On the other hand, these efforts still look piecemeal, targeting forced labor in some places but not others. Or, for example, lacking teeth as in Canada’s case, which requires reporting on due diligence, but not the actual performance of due diligence.
Meanwhile, there continue to be forces that push in the opposite direction. Some state legislatures in Minnesota and Iowa, for example, want to loosen the restrictions on child labor and workplace safety.
Can we repeat that for a moment? They want to make it easier to rely on child labor – allowing teenagers to work in some of the most dangerous sectors, such as on construction sites and in meatpacking plants. Employable adults want better pay and better working conditions, but rather than increase pay and benefits, companies are seeking to turn to the next available source of cheap labor: children. And some legislators in these states actually support this.
Meanwhile, in Wyoming, some legislators are fighting against their own party on legislation to raise the minimum age to marry to 18. Child marriages are often situations that mask abuse, forcing underage people to marry to cover up sexual relations or pregnancies to protect the family’s honor, or allowing significantly older men to marry children. (Note: California is also one of the few states that does not specify a legal minimum age for marriage – children under 18 can marry with the consent of their parents, subject to review by a judge.)
Here’s How This All Connects
To be clear, this is precisely the kind of mentality we’re trying to change where we work – the belief that children are an acceptable source of labor and the belief that the family’s honor or shame is more important than a young person’s freedom of self-determination. These are precisely the types of beliefs that enable and fuel trafficking. It’s easy and tempting to believe the laws that were enacted to protect children were sacrosanct – and settled. But they are not.

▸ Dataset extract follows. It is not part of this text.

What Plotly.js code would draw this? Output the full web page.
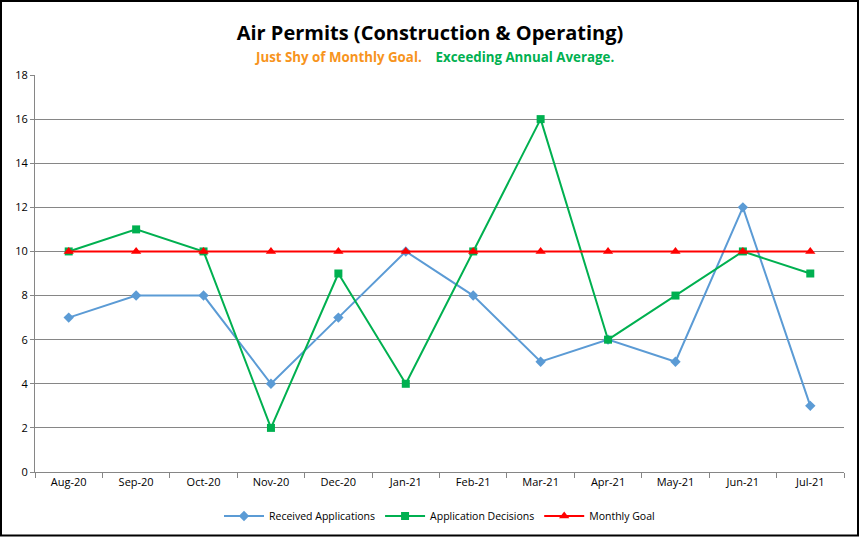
<!DOCTYPE html>
<html><head><meta charset="utf-8">
<script src="https://cdn.plot.ly/plotly-3.0.1.min.js"></script>
<style>html,body{margin:0;padding:0;background:#fff;}#chart{width:860px;height:537px;}</style>
</head><body><div id="chart"></div>
<script>
const months = ["Aug-20","Sep-20","Oct-20","Nov-20","Dec-20","Jan-21","Feb-21","Mar-21","Apr-21","May-21","Jun-21","Jul-21"];
const received = [7,8,8,4,7,10,8,5,6,5,12,3];
const decisions = [10,11,10,2,9,4,10,16,6,8,10,9];
const goal = [10,10,10,10,10,10,10,10,10,10,10,10];

const W = 860, H = 537, L = 35, R = 16, T = 75, B = 65;
const pw = W - L - R, ph = H - T - B;
const px = v => (v - L) / pw;
const py = v => (H - B - v) / ph;

const font = "Open Sans, Liberation Sans, sans-serif";
const traces = [
  {x: months, y: received, name: "Received Applications", type: "scatter", mode: "lines+markers",
   line: {color: "#5B9BD5", width: 2}, marker: {symbol: "diamond", size: 8, color: "#5B9BD5"}},
  {x: months, y: decisions, name: "Application Decisions", type: "scatter", mode: "lines+markers",
   line: {color: "#00B050", width: 2}, marker: {symbol: "square", size: 8, color: "#00B050"}},
  {x: months, y: goal, name: "Monthly Goal", type: "scatter", mode: "lines+markers",
   line: {color: "#FF0000", width: 2}, marker: {symbol: "triangle-up", size: 9, color: "#FF0000"}}
];
const layout = {
  width: W, height: H,
  margin: {l: L, r: R, t: T, b: B, autoexpand: false},
  paper_bgcolor: "#fff", plot_bgcolor: "#fff",
  font: {family: font, size: 11, color: "#000"},
  title: {text: "<b>Air Permits (Construction &amp; Operating)</b>", font: {family: font, size: 20, color: "#000"},
          x: 0.5, xanchor: "center", y: 1 - 33/H, yanchor: "middle"},
  annotations: [{
    text: "<b><span style='color:#F7941D'>Just Shy of Monthly Goal.</span>&nbsp;&nbsp;&nbsp;&nbsp;<span style='color:#00B050'>Exceeding Annual Average.</span></b>",
    xref: "paper", yref: "paper", x: px(434), y: py(57), xanchor: "center", yanchor: "middle",
    showarrow: false, font: {family: font, size: 13.3}
  }],
  xaxis: {type: "category", range: [-0.5, 11.5], showgrid: false, showline: true, linecolor: "#868686", linewidth: 1,
          ticks: "outside", tickson: "boundaries", ticklen: 5, tickcolor: "#868686", tickfont: {size: 11},
          zeroline: false, fixedrange: true, automargin: false},
  yaxis: {range: [0, 18], dtick: 2, showgrid: true, gridcolor: "#868686", gridwidth: 1, showline: true,
          linecolor: "#868686", ticks: "outside", ticklen: 4, tickcolor: "#868686", zeroline: false,
          tickfont: {size: 11}, fixedrange: true, automargin: false},
  legend: {orientation: "h", x: 0.5, xanchor: "center", yref: "container", y: 1 - 516/H, yanchor: "middle",
           font: {size: 10.5}, itemwidth: 40, tracegroupgap: 0},
  showlegend: true,
  shapes: [{type: "rect", xref: "paper", yref: "paper", x0: px(1), x1: px(858), y0: py(1), y1: py(535.5),
            line: {color: "#000", width: 2}, layer: "above"}]
};
Plotly.newPlot("chart", traces, layout, {displayModeBar: false, staticPlot: true});
</script></body></html>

A pervasive and bedrock belief in the importance of educating children and valuing their bodily autonomy is a belief that protects children from trafficking and exploitation. The belief that exploitative labor is off-limits is a belief that helps protect children from trafficking.
We need these legal frameworks that provide structure to protect children and other vulnerable people from exploitation – they provide measures for accountability. But alone, they will never suffice without a culture that believes, to its core, that everyone, including children, is valuable and has a right to basic dignity, and those basic dignities must be protected.